● Direction: Take the data below and write out exactly the lines from the one with "Rebuild this chart" through the one with "specificity = [15, 21, 29, 28]"; omit every other line.
━━━ Record extracts ━━━
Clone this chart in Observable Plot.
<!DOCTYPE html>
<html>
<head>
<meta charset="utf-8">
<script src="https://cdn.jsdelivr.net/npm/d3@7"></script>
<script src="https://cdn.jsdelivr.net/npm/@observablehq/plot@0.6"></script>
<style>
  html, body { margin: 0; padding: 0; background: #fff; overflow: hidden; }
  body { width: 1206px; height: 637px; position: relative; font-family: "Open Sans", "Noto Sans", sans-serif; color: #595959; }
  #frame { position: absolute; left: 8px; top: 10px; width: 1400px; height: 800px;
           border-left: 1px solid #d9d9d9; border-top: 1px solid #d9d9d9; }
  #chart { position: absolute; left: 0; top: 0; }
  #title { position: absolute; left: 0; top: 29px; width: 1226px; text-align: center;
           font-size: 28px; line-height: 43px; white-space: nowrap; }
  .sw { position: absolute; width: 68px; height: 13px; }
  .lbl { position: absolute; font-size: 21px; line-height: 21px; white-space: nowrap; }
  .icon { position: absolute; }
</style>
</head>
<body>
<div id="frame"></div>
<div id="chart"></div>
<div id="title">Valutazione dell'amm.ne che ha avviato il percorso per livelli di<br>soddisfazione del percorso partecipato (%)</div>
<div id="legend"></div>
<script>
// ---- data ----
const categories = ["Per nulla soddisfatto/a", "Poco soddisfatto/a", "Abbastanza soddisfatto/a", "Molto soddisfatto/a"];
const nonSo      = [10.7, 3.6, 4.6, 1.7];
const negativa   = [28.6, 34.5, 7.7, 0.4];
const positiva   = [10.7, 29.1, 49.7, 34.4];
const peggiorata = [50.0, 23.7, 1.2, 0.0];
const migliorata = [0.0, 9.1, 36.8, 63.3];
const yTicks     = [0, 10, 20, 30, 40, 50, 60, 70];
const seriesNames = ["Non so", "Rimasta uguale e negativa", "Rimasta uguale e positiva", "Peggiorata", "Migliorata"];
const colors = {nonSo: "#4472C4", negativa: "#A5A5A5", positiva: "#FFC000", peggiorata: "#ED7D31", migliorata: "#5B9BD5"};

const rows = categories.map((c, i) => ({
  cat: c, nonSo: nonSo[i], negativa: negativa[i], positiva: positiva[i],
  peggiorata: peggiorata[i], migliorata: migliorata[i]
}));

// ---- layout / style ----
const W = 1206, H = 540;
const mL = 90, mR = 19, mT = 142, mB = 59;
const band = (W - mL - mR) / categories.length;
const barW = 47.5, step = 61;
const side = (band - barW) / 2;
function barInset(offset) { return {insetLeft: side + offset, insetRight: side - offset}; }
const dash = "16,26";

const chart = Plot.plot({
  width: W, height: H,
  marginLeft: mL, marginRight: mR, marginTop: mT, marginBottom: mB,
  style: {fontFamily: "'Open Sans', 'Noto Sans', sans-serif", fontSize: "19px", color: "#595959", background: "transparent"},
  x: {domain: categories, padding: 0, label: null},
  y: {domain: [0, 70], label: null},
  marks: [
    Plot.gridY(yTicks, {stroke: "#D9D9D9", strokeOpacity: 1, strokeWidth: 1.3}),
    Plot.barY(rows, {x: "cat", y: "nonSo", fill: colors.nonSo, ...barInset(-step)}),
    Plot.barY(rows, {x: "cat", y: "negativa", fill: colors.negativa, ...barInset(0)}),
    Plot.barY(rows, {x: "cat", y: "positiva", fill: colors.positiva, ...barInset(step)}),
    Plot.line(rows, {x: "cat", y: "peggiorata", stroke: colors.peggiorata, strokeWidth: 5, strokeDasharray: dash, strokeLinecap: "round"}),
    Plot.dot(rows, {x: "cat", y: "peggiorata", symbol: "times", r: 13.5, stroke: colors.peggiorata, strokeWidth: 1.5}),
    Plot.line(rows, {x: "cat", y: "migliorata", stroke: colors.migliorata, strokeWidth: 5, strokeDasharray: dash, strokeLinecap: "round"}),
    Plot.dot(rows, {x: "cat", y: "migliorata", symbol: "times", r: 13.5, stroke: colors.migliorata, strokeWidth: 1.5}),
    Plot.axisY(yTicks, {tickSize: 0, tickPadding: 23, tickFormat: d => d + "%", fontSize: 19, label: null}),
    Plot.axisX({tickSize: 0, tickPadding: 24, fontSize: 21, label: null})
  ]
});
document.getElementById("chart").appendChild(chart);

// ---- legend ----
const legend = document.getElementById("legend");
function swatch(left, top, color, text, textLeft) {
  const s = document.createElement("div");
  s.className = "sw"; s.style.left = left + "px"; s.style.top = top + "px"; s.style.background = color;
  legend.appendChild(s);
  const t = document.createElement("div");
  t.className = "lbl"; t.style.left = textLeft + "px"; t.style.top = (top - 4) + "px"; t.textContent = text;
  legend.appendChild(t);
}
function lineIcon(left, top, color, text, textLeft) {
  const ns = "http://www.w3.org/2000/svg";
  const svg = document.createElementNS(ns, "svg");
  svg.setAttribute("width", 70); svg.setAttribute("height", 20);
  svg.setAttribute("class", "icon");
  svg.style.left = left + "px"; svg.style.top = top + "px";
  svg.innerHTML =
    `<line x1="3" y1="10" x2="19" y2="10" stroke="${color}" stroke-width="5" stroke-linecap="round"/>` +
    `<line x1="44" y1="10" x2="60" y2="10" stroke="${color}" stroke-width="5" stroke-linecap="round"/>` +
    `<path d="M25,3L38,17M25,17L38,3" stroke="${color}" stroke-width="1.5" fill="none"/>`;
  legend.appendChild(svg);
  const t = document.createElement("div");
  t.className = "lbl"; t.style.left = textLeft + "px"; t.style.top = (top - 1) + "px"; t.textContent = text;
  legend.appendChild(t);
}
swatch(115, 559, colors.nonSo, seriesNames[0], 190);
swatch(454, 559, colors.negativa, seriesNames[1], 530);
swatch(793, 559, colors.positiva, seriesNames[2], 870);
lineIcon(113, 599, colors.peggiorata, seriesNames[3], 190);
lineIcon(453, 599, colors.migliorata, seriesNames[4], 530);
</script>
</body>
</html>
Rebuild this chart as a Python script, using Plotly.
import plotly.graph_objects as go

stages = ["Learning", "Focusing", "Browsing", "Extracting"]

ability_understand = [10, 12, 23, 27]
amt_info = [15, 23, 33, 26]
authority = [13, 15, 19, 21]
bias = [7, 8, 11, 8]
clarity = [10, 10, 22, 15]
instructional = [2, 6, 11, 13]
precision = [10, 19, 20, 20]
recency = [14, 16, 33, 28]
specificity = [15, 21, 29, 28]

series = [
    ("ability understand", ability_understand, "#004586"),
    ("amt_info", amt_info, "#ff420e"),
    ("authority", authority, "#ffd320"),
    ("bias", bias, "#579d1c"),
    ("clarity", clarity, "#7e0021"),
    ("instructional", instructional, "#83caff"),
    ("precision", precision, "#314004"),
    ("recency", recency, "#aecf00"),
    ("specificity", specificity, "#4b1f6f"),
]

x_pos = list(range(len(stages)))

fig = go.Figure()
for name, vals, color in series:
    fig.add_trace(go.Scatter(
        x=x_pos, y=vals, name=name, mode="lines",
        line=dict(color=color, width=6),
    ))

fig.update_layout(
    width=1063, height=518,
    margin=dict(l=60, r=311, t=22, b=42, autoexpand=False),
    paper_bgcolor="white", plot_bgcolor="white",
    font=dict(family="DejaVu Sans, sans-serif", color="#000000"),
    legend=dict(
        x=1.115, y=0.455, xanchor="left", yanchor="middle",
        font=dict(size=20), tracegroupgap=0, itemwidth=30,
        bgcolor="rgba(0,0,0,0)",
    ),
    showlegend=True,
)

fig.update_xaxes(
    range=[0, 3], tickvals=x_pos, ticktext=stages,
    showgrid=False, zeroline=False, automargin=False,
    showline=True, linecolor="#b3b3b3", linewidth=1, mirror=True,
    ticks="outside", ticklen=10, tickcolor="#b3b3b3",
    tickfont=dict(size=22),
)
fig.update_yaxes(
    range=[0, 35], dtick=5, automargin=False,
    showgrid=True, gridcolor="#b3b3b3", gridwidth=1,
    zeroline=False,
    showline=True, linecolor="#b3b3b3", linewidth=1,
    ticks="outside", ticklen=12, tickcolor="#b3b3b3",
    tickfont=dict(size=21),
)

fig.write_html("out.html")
━━━
● Completed exercise:
Rebuild this chart as a Python script, using Plotly.
import plotly.graph_objects as go

stages = ["Learning", "Focusing", "Browsing", "Extracting"]

ability_understand = [10, 12, 23, 27]
amt_info = [15, 23, 33, 26]
authority = [13, 15, 19, 21]
bias = [7, 8, 11, 8]
clarity = [10, 10, 22, 15]
instructional = [2, 6, 11, 13]
precision = [10, 19, 20, 20]
recency = [14, 16, 33, 28]
specificity = [15, 21, 29, 28]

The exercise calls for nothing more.